# [Part of a data file]
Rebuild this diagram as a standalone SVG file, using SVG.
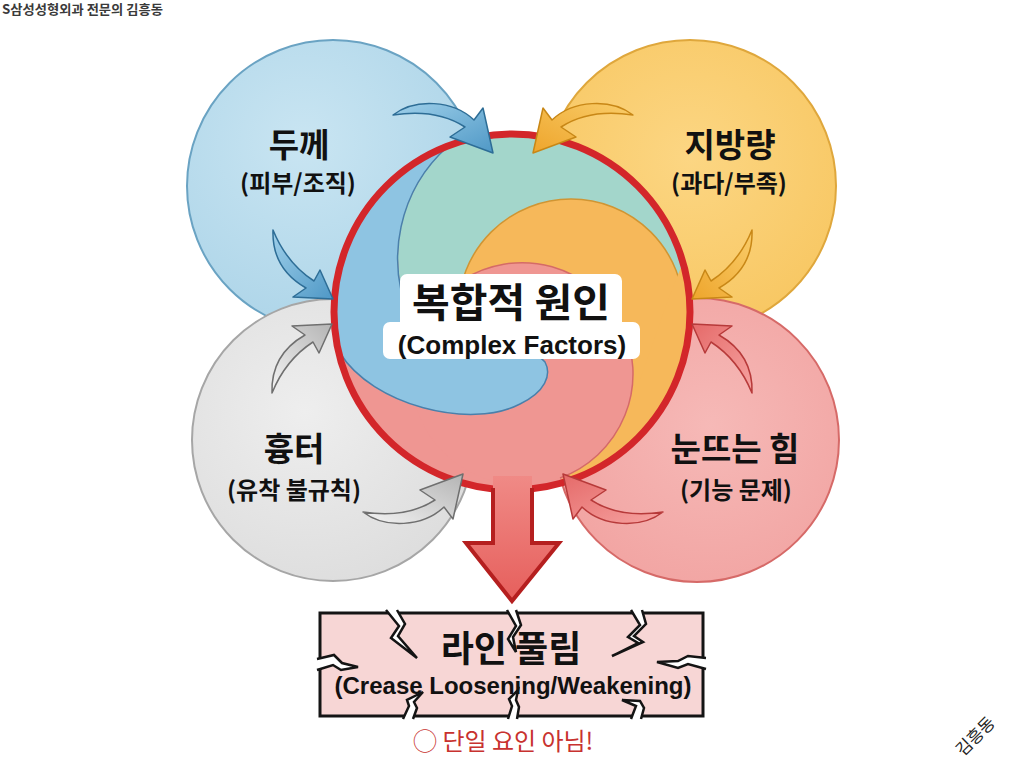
<svg xmlns="http://www.w3.org/2000/svg" width="1024" height="765" viewBox="0 0 1024 765">
<defs>
<style>
.kr{font-family:"Noto Sans CJK KR","Noto Sans",sans-serif;}
.en{font-family:"Liberation Sans",Arial,sans-serif;}
.title{font-size:33px;font-weight:700;fill:#111;text-anchor:middle;}
.sub{font-size:24px;font-weight:700;fill:#111;text-anchor:middle;}
.arr{stroke-width:1.5;stroke-linejoin:round;}
.a-blue{fill:url(#gArrBlue);stroke:#2d6d96;}
.a-orange{fill:url(#gArrOrange);stroke:#c88716;}
.a-gray{fill:url(#gArrGray);stroke:#6f6f6f;}
.a-red{fill:url(#gArrRed);stroke:#b73a3a;}
.crack{fill:#ffffff;stroke:#141414;stroke-width:2.5;stroke-linejoin:miter;}
</style>
<radialGradient id="gBlue" cx="0.4" cy="0.35" r="0.7"><stop offset="0" stop-color="#c9e5f2"/><stop offset="1" stop-color="#acd4e8"/></radialGradient>
<radialGradient id="gOrange" cx="0.5" cy="0.4" r="0.7"><stop offset="0" stop-color="#fcd683"/><stop offset="1" stop-color="#f7c55e"/></radialGradient>
<radialGradient id="gGray" cx="0.4" cy="0.4" r="0.7"><stop offset="0" stop-color="#eeeeee"/><stop offset="1" stop-color="#dcdcdc"/></radialGradient>
<radialGradient id="gRed" cx="0.55" cy="0.45" r="0.7"><stop offset="0" stop-color="#f6b9b7"/><stop offset="1" stop-color="#f1a19f"/></radialGradient>
<linearGradient id="gArrBlue" x1="0" y1="0" x2="1" y2="1"><stop offset="0" stop-color="#9fd0ea"/><stop offset="1" stop-color="#4f98c6"/></linearGradient>
<linearGradient id="gArrOrange" x1="0" y1="0" x2="1" y2="1"><stop offset="0" stop-color="#f9cd6a"/><stop offset="1" stop-color="#eea52c"/></linearGradient>
<linearGradient id="gArrGray" x1="0" y1="0" x2="1" y2="1"><stop offset="0" stop-color="#f4f4f4"/><stop offset="1" stop-color="#b4b4b4"/></linearGradient>
<linearGradient id="gArrRed" x1="0" y1="0" x2="1" y2="1"><stop offset="0" stop-color="#f6a3a1"/><stop offset="1" stop-color="#e56a69"/></linearGradient>
<linearGradient id="gDown" x1="0" y1="0" x2="0" y2="1"><stop offset="0" stop-color="#f08a86"/><stop offset="1" stop-color="#e65f5c"/></linearGradient>
<clipPath id="cc"><circle cx="512" cy="312" r="178"/></clipPath>
<path id="arrA" d="M 0,0 C 22,-17 60,-15 81,5 L 90,-7 L 100,38 L 57,22 L 72,12 C 52,-1 26,-4 0,0 Z"/>
<path id="arrB" d="M 0,0 C -1,28 12,46 33,58 L 20,67 L 60,69 L 47,40 L 41,51 C 24,40 9,22 0,0 Z"/>
</defs>
<rect width="1024" height="765" fill="#ffffff"/>

<text class="kr" x="2" y="14" font-size="13" font-weight="700" fill="#3a3a3a" textLength="161" lengthAdjust="spacingAndGlyphs">S삼성성형외과 전문의 김흥동</text>

<g id="node-thickness">
<circle cx="333" cy="186" r="146" fill="url(#gBlue)" stroke="#6aa3c3" stroke-width="2"/>
<text class="kr title" x="299" y="157">두께</text>
<text class="kr sub" x="298" y="192">(피부/조직)</text>
</g>
<g id="node-fat">
<circle cx="690" cy="186" r="146" fill="url(#gOrange)" stroke="#dfa73c" stroke-width="2"/>
<text class="kr title" x="730" y="157">지방량</text>
<text class="kr sub" x="729" y="192">(과다/부족)</text>
</g>
<g id="node-scar">
<circle cx="333" cy="440" r="141" fill="url(#gGray)" stroke="#a6a6a6" stroke-width="2"/>
<text class="kr title" x="294" y="461">흉터</text>
<text class="kr sub" x="294" y="499">(유착 불규칙)</text>
</g>
<g id="node-eyeopen">
<circle cx="697" cy="440" r="142" fill="url(#gRed)" stroke="#d66a68" stroke-width="2"/>
<text class="kr title" x="735" y="461">눈뜨는 힘</text>
<text class="kr sub" x="736" y="499">(기능 문제)</text>
</g>

<g id="node-center">
<g clip-path="url(#cc)">
<circle cx="512" cy="312" r="178" fill="#ef9692"/>
<circle cx="548" cy="258" r="150" fill="#a3d6cb"/>
<circle cx="571" cy="312" r="113" fill="#f6b85a" stroke="#d09533" stroke-width="1.5"/>
<path d="M 683,262 A 178 178 0 0 1 556,484 L 600,445 L 640,380 L 668,300 Z" fill="#f6b85a"/>
<circle cx="522" cy="374" r="111" fill="#ef9692"/>
<path d="M 462.5,280 A 111 111 0 1 1 560,478" fill="none" stroke="#d56a68" stroke-width="1.5"/>
<path d="M 448.6,145.7 A 178 178 0 0 0 340,353 C 372,405 470,430 520,404 C 545,392 552,375 545,362 C 530,345 470,335 411,320 A 150 150 0 0 1 448.6,145.7 Z" fill="#8ec4e2" stroke="#4a80ab" stroke-width="1.5"/>
</g>
<circle cx="512" cy="312" r="178" fill="none" stroke="#d3262a" stroke-width="7"/>
<rect x="400" y="274" width="222" height="56" rx="7" fill="#ffffff"/>
<rect x="383" y="322" width="257" height="37" rx="7" fill="#ffffff"/>
<text class="kr" x="511" y="317" font-size="40" font-weight="700" fill="#111" text-anchor="middle" textLength="198" lengthAdjust="spacingAndGlyphs">복합적 원인</text>
<text class="en" x="512" y="354" font-size="26" font-weight="700" fill="#111" text-anchor="middle">(Complex Factors)</text>
</g>

<g id="connectors">
<path d="M 493,476 L 493,543 L 466,543 L 512,601 L 559,543 L 532,543 L 532,476 Z" fill="url(#gDown)"/>
<path d="M 493,488 L 493,543 L 466,543 L 512,601 L 559,543 L 532,543 L 532,488" fill="none" stroke="#b51f1f" stroke-width="4" stroke-linejoin="miter"/>
<use href="#arrA" class="arr a-blue" transform="translate(393,115)"/>
<use href="#arrB" class="arr a-blue" transform="translate(273,230)"/>
<use href="#arrA" class="arr a-orange" transform="translate(633,115) scale(-1,1)"/>
<use href="#arrB" class="arr a-orange" transform="translate(752,230) scale(-1,1)"/>
<use href="#arrB" class="arr a-gray" transform="translate(272,393) scale(1,-1)"/>
<use href="#arrA" class="arr a-gray" transform="translate(363,512) scale(1,-1)"/>
<use href="#arrB" class="arr a-red" transform="translate(752,393) scale(-1,-1)"/>
<use href="#arrA" class="arr a-red" transform="translate(663,512) scale(-1,-1)"/>
</g>

<g id="node-result">
<rect x="320" y="613" width="383" height="103" fill="#f7d6d5" stroke="#141414" stroke-width="3"/>
<path class="crack" d="M 386,610 L 399,626 L 391,638 L 417,658 L 398,636 L 405,624 L 397,610"/>
<path class="crack" d="M 507,610 L 516,626 L 508,639 L 516,652 L 513,637 L 521,625 L 516,610"/>
<path class="crack" d="M 631,610 L 640,625 L 628,637 L 638,643 L 612,656 L 643,642 L 634,636 L 646,624 L 642,610"/>
<path class="crack" d="M 317,659 L 334,655 L 342,663 L 358,667 L 341,670 L 333,665 L 317,670"/>
<path class="crack" d="M 706,658 L 688,656 L 678,661 L 657,662 L 678,668 L 688,664 L 706,669"/>
<path class="crack" d="M 403,719 L 409,706 L 407,700 L 423,692 L 414,702 L 417,708 L 413,719"/>
<path class="crack" d="M 508,719 L 512,706 L 509,699 L 518,690 L 516,700 L 519,707 L 517,719"/>
<path class="crack" d="M 631,719 L 636,706 L 622,700 L 640,701 L 644,708 L 641,719"/>
<text class="kr" x="511" y="662" font-size="36" font-weight="700" fill="#111" text-anchor="middle">라인 풀림</text>
<text class="en" x="513" y="694" font-size="24" font-weight="700" fill="#111" text-anchor="middle">(Crease Loosening/Weakening)</text>
</g>

<text class="kr" x="413" y="750" font-size="24" fill="#c8322f">◯ 단일 요인 아님!</text>
<text class="kr" x="963" y="757" font-size="17" fill="#222" transform="rotate(-45 963 757)">김흥동</text>
</svg>
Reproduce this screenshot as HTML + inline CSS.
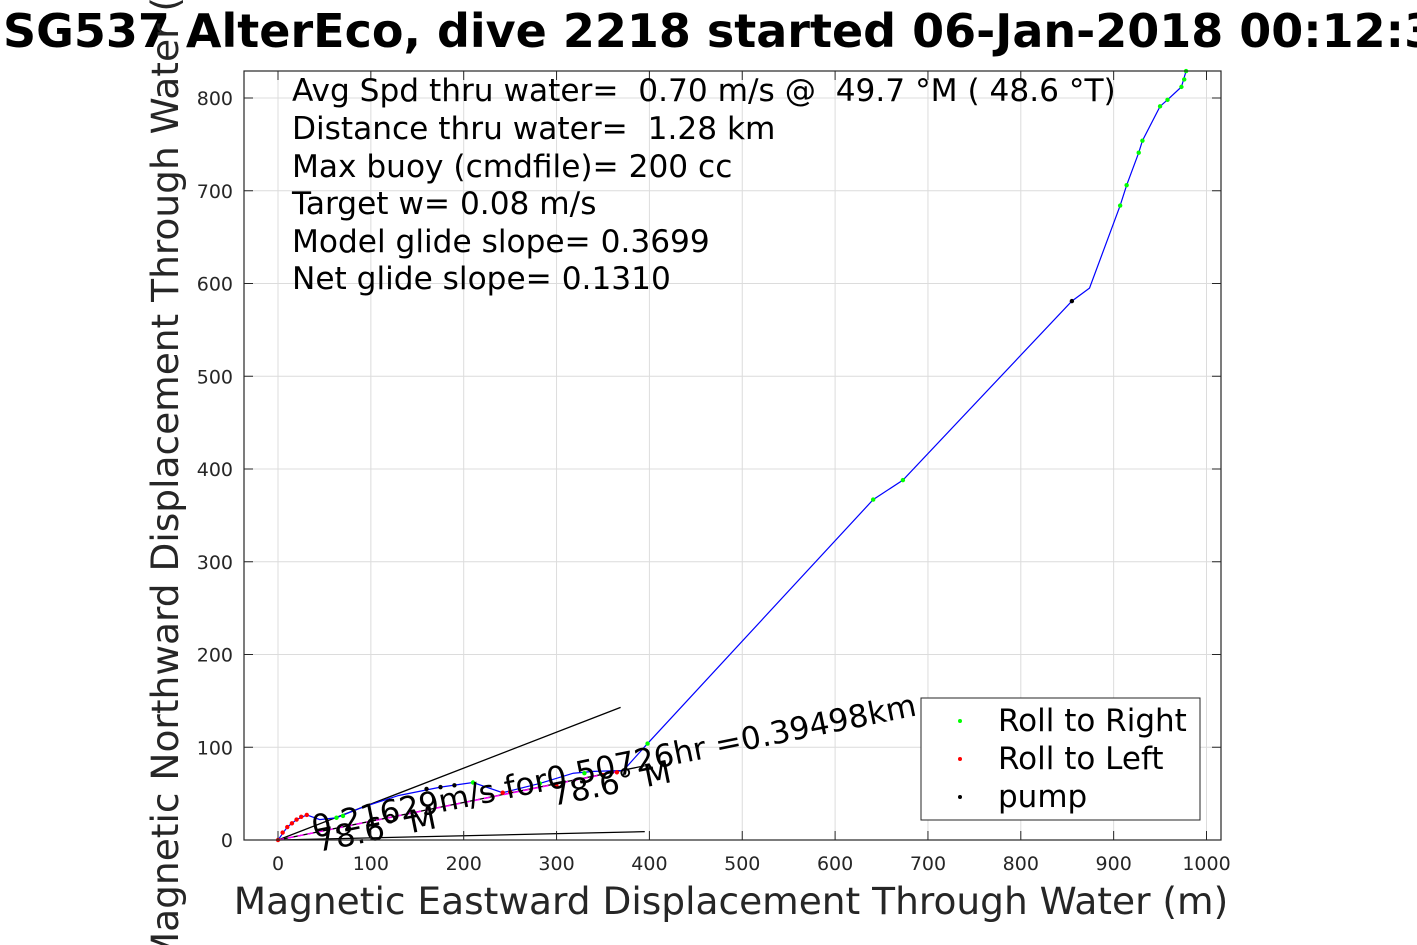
<!DOCTYPE html>
<html><head><meta charset="utf-8"><style>
body{margin:0;background:#fff;}
svg{display:block;font-family:"DejaVu Sans","Liberation Sans",sans-serif;}
text{white-space:pre;}
</style></head><body>
<svg id="chart" width="1417" height="945" viewBox="0 0 1417 945" xmlns="http://www.w3.org/2000/svg" xml:space="preserve">
<rect x="0" y="0" width="1417" height="945" fill="#fff"/>
<rect x="244" y="71" width="977" height="769" fill="#fff"/>
<g id="grid"></g>
<g id="marks"></g>
<rect x="244" y="71" width="977" height="769" fill="none" stroke="#262626" stroke-width="1.2"/>
<g id="ticks"></g>
<text x="3" y="47" font-size="46" font-weight="bold" fill="#000">SG537 AlterEco, dive 2218 started 06-Jan-2018 00:12:33</text>
<text x="731" y="914" text-anchor="middle" font-size="37.5" fill="#262626">Magnetic Eastward Displacement Through Water (m)</text>
<text transform="translate(178,455) rotate(-90)" text-anchor="middle" font-size="37.5" fill="#262626">Magnetic Northward Displacement Through Water (m)</text>
<g font-size="31.2" fill="#000">
<text x="292" y="101">Avg Spd thru water=  0.70 m/s @  49.7 °M ( 48.6 °T)</text>
<text x="292" y="139">Distance thru water=  1.28 km</text>
<text x="292" y="177">Max buoy (cmdfile)= 200 cc</text>
<text x="292" y="214">Target w= 0.08 m/s</text>
<text x="292" y="252">Model glide slope= 0.3699</text>
<text x="292" y="289">Net glide slope= 0.1310</text>
</g>
<g>
<rect x="921" y="698" width="279" height="122" fill="#fff" stroke="#262626" stroke-width="1"/>
<circle cx="960" cy="721" r="2" fill="#00ff00"/><text x="998" y="731" font-size="31">Roll to Right</text>
<circle cx="960" cy="759" r="2" fill="#ff0000"/><text x="998" y="769" font-size="31">Roll to Left</text>
<circle cx="960" cy="797" r="2" fill="#000"/><text x="998" y="807" font-size="31">pump</text>
</g>
</svg>
<script>
const xTicks=[0,100,200,300,400,500,600,700,800,900,1000];
const yTicks=[0,100,200,300,400,500,600,700,800];
const trackX=[0,10,20,31,45,63,90,130,175,210,242,282,318,340,372,398,641,673,855,874,907,914,927,931,950,958,973,978];
const trackY=[0,14,22,27,22,24,35,48,57,62,51,61,72,74,75,104,367,388,581,595,684,706,741,754,791,798,812,829];
const rightX=[63,70,210,282,330,398,641,673,907,914,927,931,950,958,973,976,978];
const rightY=[24,26,62,61,72,104,367,388,684,706,741,754,791,798,812,820,829];
const leftX=[0,5,10,15,20,25,31,242,250,300,350,365];
const leftY=[0,8,14,18,22,25,27,51,52,58,70,73];
const pumpX=[160,175,190,855];
const pumpY=[55,57,59,581];
const refEnd=[[369,143],[395,9],[395,80]];
const X0=278,XS=0.9285,Y0=840,YS=0.9275;
const sx=v=>X0+v*XS, sy=v=>Y0-v*YS;
const NS="http://www.w3.org/2000/svg";
const grid=document.getElementById('grid'),ticks=document.getElementById('ticks'),marks=document.getElementById('marks');
function mk(tag,attrs,parent){const e=document.createElementNS(NS,tag);for(const k in attrs)e.setAttribute(k,attrs[k]);parent.appendChild(e);return e;}
xTicks.forEach(t=>{
  const g=mk('line',{x1:sx(t),x2:sx(t),y1:71,y2:840,stroke:'#dcdcdc','stroke-width':1},grid);
  
  
  mk('line',{x1:sx(t),x2:sx(t),y1:840,y2:831,stroke:'#262626'},ticks);
  mk('line',{x1:sx(t),x2:sx(t),y1:71,y2:80,stroke:'#262626'},ticks);
  const l=mk('text',{x:sx(t),y:870,'text-anchor':'middle','font-size':19,fill:'#262626'},ticks);
  l.textContent=t;
  
  
});
yTicks.forEach(t=>{
  const g=mk('line',{x1:244,x2:1221,y1:sy(t),y2:sy(t),stroke:'#dcdcdc','stroke-width':1},grid);
  
  
  mk('line',{x1:244,x2:253,y1:sy(t),y2:sy(t),stroke:'#262626'},ticks);
  mk('line',{x1:1221,x2:1212,y1:sy(t),y2:sy(t),stroke:'#262626'},ticks);
  const l=mk('text',{x:233,y:sy(t)+7,'text-anchor':'end','font-size':19,fill:'#262626'},ticks);
  l.textContent=t;
  
  
});
refEnd.forEach((p,i)=>{
  const l=mk('line',{x1:sx(0),y1:sy(0),x2:sx(p[0]),y2:sy(p[1]),stroke:'#000','stroke-width':1.3},marks);
  
  
});
const dash=mk('line',{x1:sx(0),y1:sy(0),x2:sx(372),y2:sy(75),stroke:'#ff00ff','stroke-width':1.5,'stroke-dasharray':'6 4'},marks);


const path=mk('polyline',{points:trackX.map((x,i)=>sx(x)+','+sy(trackY[i])).join(' '),fill:'none',stroke:'#0000ff','stroke-width':1.2},marks);


function dots(xs,ys,c,name){xs.forEach((x,i)=>{const d=mk('circle',{cx:sx(x),cy:sy(ys[i]),r:2.2,fill:c},marks);
  
  });}
dots(rightX,rightY,'#00ff00','roll-right-point');
dots(leftX,leftY,'#ff0000','roll-left-point');
dots(pumpX,pumpY,'#000','pump-point');
const a=mk('text',{x:314,y:838,'font-size':31.3,fill:'#000',transform:'rotate(-11.5 314 838)'},marks);
a.textContent='0.21629m/s for0.50726hr =0.39498km';


const b=mk('text',{x:318,y:852,'font-size':31.3,fill:'#000',transform:'rotate(-11.4 318 852)'},marks);
b.textContent='78.6° M';


const c=mk('text',{x:553,y:806,'font-size':31.3,fill:'#000',transform:'rotate(-11.4 553 806)'},marks);
c.textContent='78.6° M';


</script>
</body></html>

# [SHORT PROBLEM]
Which lines hold the word "this"? Copy each of them from the records.

# [EXERCISE OUTPUT]
Rebuild this diagram as a standalone SVG file, using SVG.
Reproduce this screenshot as HTML + inline CSS.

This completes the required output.